Pourquoi était-elle aussi inquiète alors que Chris était juste malade ? Sa vie n’était pas en danger. Il ne comprenait pas.

— Alexandra… tu n’as pas à t’isoler. Sache que je suis là, si tu as besoin d’une épaule… Chris va aller mieux, il a juste besoin de repos.
— Je sais… je le sais… c’est idiot de ma part… je ne peux pas m’empêcher de…

Les larmes roulèrent sur ses joues et elle essaya de les essuyer avec sa main libre.
Gabriel la tira vers lui, la serrant dans ses bras et elle ne put se retenir plus, la chaleur et le réconfort de Gabriel la toucha et elle se laissa aller en pleurant sur son torse.

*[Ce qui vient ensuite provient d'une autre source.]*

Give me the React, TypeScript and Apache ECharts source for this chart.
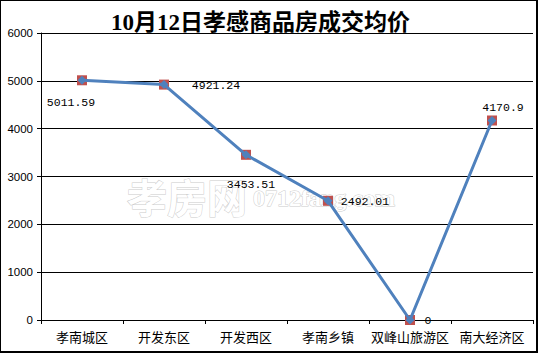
import React, { useEffect, useRef } from "react";
import * as echarts from "echarts";

const titleText = "10月12日孝感商品房成交均价";
const categories = ["孝南城区", "开发东区", "开发西区", "孝南乡镇", "双峰山旅游区", "南大经济区"];
const prices = [5011.59, 4921.24, 3453.51, 2492.01, 0, 4170.9];
const yTicks = { min: 0, max: 6000, interval: 1000 };
// label offsets (style only, relative to each point)
const labelOffsets: [number, number][] = [
  [-11, 22],
  [52, 1],
  [5, 30],
  [37, 1],
  [18, 0],
  [11, -13],
];

export default function App() {
  const ref = useRef<HTMLDivElement>(null);
  useEffect(() => {
    if (!ref.current) return;
    const chart = echarts.init(ref.current, null, { renderer: "svg" });
    const labelFont = "'Liberation Mono', monospace";
    chart.setOption({
      animation: false,
      backgroundColor: "#ffffff",
      title: {
        text: titleText,
        left: 106,
        top: 6,
        textStyle: {
          fontFamily: "'Liberation Serif', 'Noto Sans CJK SC', serif",
          fontWeight: "bold",
          fontSize: 23,
          color: "#000",
        },
      },
      graphic: [
        {
          type: "text",
          z: -10,
          x: 127,
          y: 176,
          style: {
            text: "孝房网",
            fontSize: 40,
            fontWeight: "bold",
            fontFamily: "'Noto Sans CJK SC', sans-serif",
            fill: "#ffffff",
            stroke: "#cccccc",
            lineWidth: 1,
          },
        },
        {
          type: "text",
          z: -10,
          x: 253,
          y: 186,
          style: {
            text: "0712fang.com",
            fontSize: 24,
            fontWeight: "bold",
            fontFamily: "'Liberation Serif', serif",
            fill: "#ffffff",
            stroke: "#cccccc",
            lineWidth: 1,
          },
        },
        { type: "rect", z: 100, shape: { x: 0, y: 0, width: 1, height: 353 }, style: { fill: "#000" } },
        { type: "rect", z: 100, shape: { x: 0, y: 0, width: 538, height: 1 }, style: { fill: "#000" } },
        { type: "rect", z: 100, shape: { x: 536, y: 0, width: 2, height: 353 }, style: { fill: "#000" } },
        { type: "rect", z: 100, shape: { x: 0, y: 351, width: 538, height: 2 }, style: { fill: "#000" } },
      ],
      grid: { left: 41, right: 5, top: 33, bottom: 33, containLabel: false },
      xAxis: {
        type: "category",
        data: categories,
        boundaryGap: true,
        axisLine: { show: true, lineStyle: { color: "#000", width: 1 } },
        axisTick: { show: true, length: 4, lineStyle: { color: "#000" } },
        axisLabel: {
          margin: 10,
          fontSize: 13,
          color: "#000",
          fontFamily: "'Noto Sans CJK SC', sans-serif",
          interval: 0,
        },
        splitLine: { show: false },
      },
      yAxis: {
        type: "value",
        min: yTicks.min,
        max: yTicks.max,
        interval: yTicks.interval,
        axisLine: { show: true, lineStyle: { color: "#000", width: 1 } },
        axisTick: { show: true, length: 4, lineStyle: { color: "#000" } },
        axisLabel: {
          margin: 8,
          fontSize: 11.5,
          color: "#000",
          fontFamily: "'Liberation Sans', Arial, sans-serif",
          formatter: (v: number) => String(v),
        },
        splitLine: { show: true, lineStyle: { color: "#000", width: 1 } },
      },
      series: [
        {
          type: "line",
          data: prices,
          symbol: "rect",
          symbolSize: 10,
          itemStyle: { color: "#C0504D" },
          lineStyle: { opacity: 0, width: 0 },
          z: 2,
        },
        {
          type: "line",
          data: prices.map((v, i) => ({
            value: v,
            label: {
              show: true,
              position: "inside",
              offset: labelOffsets[i],
              formatter: String(v),
            },
          })),
          symbol: "diamond",
          symbolSize: 9,
          itemStyle: { color: "#4F81BD" },
          lineStyle: { color: "#4F81BD", width: 3 },
          label: {
            show: true,
            color: "#000",
            fontSize: 11.5,
            fontFamily: labelFont,
          },
          z: 3,
        },
      ],
    });
    return () => chart.dispose();
  }, []);
  return (
    <div
      ref={ref}
      style={{ position: "fixed", left: 0, top: 0, width: 538, height: 353 }}
    />
  );
}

— Je… je suis désolée… je sais que ce n’est pas grave mais… je le vois rarement malade et son état me rappelle la fois où il était gravement blessé… c’est stupide n’est-ce pas ?… Cette fois-là, j’ai cru qu’il allait mourir et c’était ma faute. Il était dans cet état à cause de moi…

*

Chrystal prit Gabriel à part pour parler en privé.
Elle avait osculté Chris et elle savait que son état n’était pas naturel. Elle lui expliqua que cela venait d’un mage de chez eux, et qu’il n’y avait aucun doute là dessus.

Gabriel prit les précautions nécessaires et sans en dire un motà Alexandra, il se rendit voir le coupable.
Le responsable de l’état de Chris n’avait aucun remords et pensait faire cela pour Gabriel, pour son profit et qu’Alexandra s’intéresse enfin à lui.
Il dut rester diplomate et lui expliquer qu’il souhaitait réussir à gagner le coeur d’Alexandraà la loyale.
Sans le vexer, et heureusement, il fut compréhensif
Il proposa de faire mourir Chris d’une mort qui paraîtrait naturelle aux yeux des autres, en ayant pour complice Chrystal et Gabriel mais il refusa catégoriquement.

Chris reprit connaissance dans les heures qui suivirent et Alexandra pleura de joie.
Gabriel les laissa. Il ne voulait pas la voir triste et il était satisfait de son choix. Son bonheur faisait le sien. Il aurait préféré que ces émotions lui soient directement adressées mais il ne pouvait pas forcer les sentiments.